**INSTRUCTIONS TO FOLLOW**
Don't include pictures. Quote the lines below from the first through the line that contains "const colors = ['#87CEEB', '#F5DEB3'];".

[Begin DATA EXCERPTS]

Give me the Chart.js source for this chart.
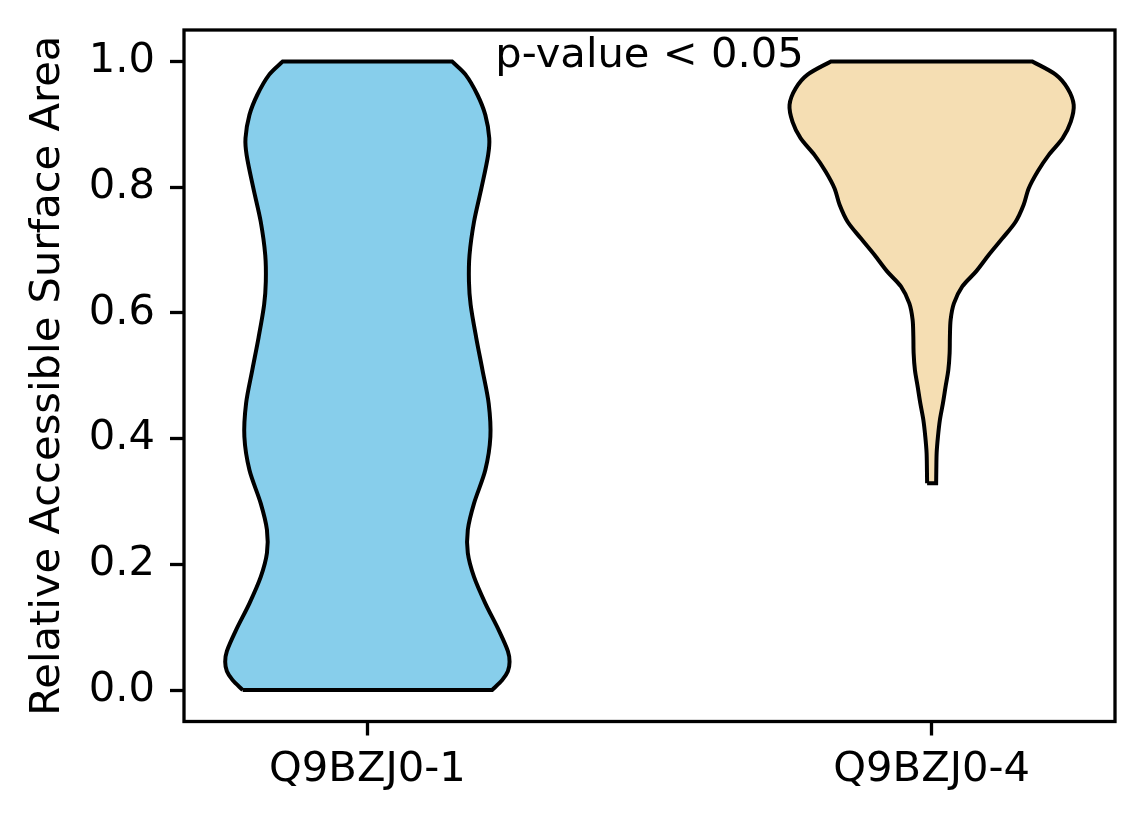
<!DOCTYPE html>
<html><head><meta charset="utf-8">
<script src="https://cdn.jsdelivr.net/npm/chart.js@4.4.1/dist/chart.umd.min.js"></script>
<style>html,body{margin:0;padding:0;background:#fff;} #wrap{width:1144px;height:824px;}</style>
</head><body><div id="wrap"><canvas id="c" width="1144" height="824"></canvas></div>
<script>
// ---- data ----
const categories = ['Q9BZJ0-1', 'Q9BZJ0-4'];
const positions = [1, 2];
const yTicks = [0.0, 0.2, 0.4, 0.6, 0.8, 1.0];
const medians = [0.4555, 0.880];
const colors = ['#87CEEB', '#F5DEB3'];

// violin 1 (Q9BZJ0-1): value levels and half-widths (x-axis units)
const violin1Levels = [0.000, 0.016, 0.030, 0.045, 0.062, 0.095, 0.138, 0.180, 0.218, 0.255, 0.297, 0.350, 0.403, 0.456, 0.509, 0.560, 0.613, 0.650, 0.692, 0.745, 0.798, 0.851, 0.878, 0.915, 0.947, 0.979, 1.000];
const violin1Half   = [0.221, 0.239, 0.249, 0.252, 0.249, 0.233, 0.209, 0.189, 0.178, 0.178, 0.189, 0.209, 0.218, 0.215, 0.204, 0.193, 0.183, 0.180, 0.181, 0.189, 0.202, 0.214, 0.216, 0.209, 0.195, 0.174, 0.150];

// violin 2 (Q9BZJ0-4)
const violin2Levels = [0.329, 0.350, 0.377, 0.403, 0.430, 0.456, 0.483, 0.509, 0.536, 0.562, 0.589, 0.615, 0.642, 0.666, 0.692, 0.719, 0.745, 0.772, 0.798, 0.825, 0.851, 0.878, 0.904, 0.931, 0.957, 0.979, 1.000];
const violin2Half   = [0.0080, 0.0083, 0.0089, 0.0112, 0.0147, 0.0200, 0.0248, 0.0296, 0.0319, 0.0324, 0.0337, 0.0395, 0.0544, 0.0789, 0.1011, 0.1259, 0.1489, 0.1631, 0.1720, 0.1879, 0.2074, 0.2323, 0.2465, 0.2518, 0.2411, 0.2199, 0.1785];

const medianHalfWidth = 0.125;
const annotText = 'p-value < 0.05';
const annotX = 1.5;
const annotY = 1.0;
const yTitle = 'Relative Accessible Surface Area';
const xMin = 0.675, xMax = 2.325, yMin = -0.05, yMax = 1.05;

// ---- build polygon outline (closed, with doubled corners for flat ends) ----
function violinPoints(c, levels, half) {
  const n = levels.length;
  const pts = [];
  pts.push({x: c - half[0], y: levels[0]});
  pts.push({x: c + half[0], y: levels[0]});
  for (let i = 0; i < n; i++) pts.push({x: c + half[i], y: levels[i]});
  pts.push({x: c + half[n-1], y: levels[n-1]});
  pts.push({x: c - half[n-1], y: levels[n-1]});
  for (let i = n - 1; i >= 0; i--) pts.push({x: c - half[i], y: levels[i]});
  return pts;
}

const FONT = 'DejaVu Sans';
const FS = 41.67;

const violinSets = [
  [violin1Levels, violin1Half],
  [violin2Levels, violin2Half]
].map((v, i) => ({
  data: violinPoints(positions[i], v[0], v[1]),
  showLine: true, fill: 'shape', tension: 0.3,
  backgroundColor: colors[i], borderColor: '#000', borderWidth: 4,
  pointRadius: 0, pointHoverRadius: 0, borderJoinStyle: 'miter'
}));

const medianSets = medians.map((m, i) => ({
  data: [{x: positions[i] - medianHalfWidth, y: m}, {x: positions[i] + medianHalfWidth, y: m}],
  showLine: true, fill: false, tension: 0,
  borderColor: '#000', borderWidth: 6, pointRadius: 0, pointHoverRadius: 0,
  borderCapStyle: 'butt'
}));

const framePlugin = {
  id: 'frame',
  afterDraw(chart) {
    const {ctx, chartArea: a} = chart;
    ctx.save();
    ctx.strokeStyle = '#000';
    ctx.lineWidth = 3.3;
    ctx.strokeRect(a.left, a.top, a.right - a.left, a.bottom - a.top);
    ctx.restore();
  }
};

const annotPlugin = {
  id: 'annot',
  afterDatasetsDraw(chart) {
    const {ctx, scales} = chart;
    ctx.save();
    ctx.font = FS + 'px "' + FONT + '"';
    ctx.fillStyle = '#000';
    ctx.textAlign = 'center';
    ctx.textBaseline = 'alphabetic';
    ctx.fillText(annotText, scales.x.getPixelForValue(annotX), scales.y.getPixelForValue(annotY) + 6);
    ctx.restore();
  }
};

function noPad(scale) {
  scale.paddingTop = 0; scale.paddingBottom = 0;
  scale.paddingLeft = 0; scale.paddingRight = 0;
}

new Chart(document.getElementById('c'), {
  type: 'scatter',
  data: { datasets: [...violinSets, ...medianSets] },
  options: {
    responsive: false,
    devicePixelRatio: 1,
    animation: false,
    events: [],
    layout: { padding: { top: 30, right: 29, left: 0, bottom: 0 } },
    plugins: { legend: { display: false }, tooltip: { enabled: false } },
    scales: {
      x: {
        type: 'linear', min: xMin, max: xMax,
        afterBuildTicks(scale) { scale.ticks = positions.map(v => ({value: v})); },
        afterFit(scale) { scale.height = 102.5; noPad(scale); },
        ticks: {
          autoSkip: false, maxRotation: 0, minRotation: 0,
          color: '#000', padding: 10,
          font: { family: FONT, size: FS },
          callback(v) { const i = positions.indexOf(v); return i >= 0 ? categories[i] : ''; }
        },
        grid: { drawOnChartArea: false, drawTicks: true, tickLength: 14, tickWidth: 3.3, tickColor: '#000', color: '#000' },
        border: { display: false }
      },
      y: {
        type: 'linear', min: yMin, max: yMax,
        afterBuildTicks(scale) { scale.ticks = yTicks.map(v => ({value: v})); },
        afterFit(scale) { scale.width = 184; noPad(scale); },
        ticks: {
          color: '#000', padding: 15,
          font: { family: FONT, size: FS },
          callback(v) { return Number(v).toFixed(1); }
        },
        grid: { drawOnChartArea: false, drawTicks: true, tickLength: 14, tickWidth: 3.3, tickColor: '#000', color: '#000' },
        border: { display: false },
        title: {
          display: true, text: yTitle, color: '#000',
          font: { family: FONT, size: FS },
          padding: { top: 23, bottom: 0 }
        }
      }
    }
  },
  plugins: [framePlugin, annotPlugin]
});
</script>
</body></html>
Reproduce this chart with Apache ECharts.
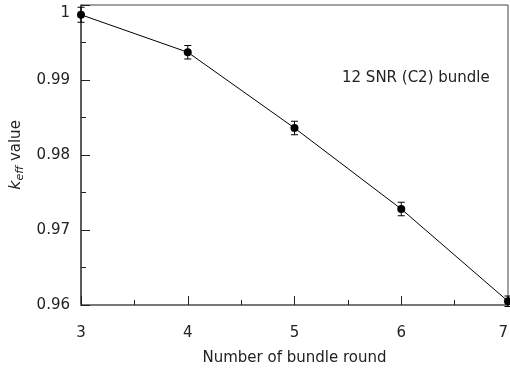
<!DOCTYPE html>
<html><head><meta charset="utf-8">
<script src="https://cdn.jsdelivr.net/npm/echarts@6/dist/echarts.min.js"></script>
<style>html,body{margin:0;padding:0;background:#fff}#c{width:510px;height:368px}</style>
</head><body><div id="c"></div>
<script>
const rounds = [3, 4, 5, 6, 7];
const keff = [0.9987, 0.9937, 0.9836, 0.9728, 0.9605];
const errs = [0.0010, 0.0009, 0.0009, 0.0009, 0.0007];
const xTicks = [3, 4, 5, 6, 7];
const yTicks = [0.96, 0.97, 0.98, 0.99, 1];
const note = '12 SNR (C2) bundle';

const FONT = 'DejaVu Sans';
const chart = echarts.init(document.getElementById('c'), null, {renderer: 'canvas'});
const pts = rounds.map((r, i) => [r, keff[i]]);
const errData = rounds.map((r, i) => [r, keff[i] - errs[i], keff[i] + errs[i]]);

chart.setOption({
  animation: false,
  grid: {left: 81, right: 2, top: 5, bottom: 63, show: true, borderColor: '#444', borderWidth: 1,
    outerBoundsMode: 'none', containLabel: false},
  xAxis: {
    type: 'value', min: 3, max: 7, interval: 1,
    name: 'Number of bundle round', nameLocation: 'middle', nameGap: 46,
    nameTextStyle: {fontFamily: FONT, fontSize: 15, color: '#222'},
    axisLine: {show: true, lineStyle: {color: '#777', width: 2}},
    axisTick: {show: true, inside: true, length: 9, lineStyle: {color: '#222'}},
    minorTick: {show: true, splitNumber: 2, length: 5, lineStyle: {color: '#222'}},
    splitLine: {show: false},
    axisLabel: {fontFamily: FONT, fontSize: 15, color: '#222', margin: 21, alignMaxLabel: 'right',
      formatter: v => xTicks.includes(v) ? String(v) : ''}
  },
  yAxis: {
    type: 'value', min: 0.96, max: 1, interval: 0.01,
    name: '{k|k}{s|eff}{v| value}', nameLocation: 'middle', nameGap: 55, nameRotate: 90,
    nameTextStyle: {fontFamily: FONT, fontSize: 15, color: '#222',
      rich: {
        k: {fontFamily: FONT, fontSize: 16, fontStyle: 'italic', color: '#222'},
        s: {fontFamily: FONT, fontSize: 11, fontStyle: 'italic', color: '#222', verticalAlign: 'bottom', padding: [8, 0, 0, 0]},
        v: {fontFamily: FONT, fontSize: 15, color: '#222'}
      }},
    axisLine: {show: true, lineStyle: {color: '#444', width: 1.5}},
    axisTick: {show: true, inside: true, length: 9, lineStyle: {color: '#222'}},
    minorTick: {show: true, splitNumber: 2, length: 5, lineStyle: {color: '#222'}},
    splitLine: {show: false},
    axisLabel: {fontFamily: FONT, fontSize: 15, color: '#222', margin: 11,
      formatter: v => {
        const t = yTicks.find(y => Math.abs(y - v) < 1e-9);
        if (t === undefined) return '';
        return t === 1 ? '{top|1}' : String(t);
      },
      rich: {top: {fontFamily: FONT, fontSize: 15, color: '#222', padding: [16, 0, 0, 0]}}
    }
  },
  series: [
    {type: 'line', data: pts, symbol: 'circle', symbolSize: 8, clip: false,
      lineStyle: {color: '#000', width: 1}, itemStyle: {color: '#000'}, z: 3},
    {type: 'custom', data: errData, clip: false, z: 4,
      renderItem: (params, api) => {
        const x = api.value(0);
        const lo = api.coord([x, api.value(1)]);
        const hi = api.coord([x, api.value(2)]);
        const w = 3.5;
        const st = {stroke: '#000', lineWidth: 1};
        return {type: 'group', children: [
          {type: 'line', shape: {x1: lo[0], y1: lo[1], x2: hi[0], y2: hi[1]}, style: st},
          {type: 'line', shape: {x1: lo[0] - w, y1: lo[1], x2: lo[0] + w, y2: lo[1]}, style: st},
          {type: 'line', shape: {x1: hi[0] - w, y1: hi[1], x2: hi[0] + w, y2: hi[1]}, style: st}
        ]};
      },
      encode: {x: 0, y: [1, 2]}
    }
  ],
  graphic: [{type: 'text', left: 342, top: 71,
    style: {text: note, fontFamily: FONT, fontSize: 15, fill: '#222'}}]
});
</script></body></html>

[End DATA EXCERPTS]

**WORKED SOLUTION**
Give me the Chart.js source for this chart.
<!DOCTYPE html>
<html><head><meta charset="utf-8">
<script src="https://cdn.jsdelivr.net/npm/chart.js@4.4.1/dist/chart.umd.min.js"></script>
<style>html,body{margin:0;padding:0;background:#fff;} #wrap{width:1144px;height:824px;}</style>
</head><body><div id="wrap"><canvas id="c" width="1144" height="824"></canvas></div>
<script>
// ---- data ----
const categories = ['Q9BZJ0-1', 'Q9BZJ0-4'];
const positions = [1, 2];
const yTicks = [0.0, 0.2, 0.4, 0.6, 0.8, 1.0];
const medians = [0.4555, 0.880];
const colors = ['#87CEEB', '#F5DEB3'];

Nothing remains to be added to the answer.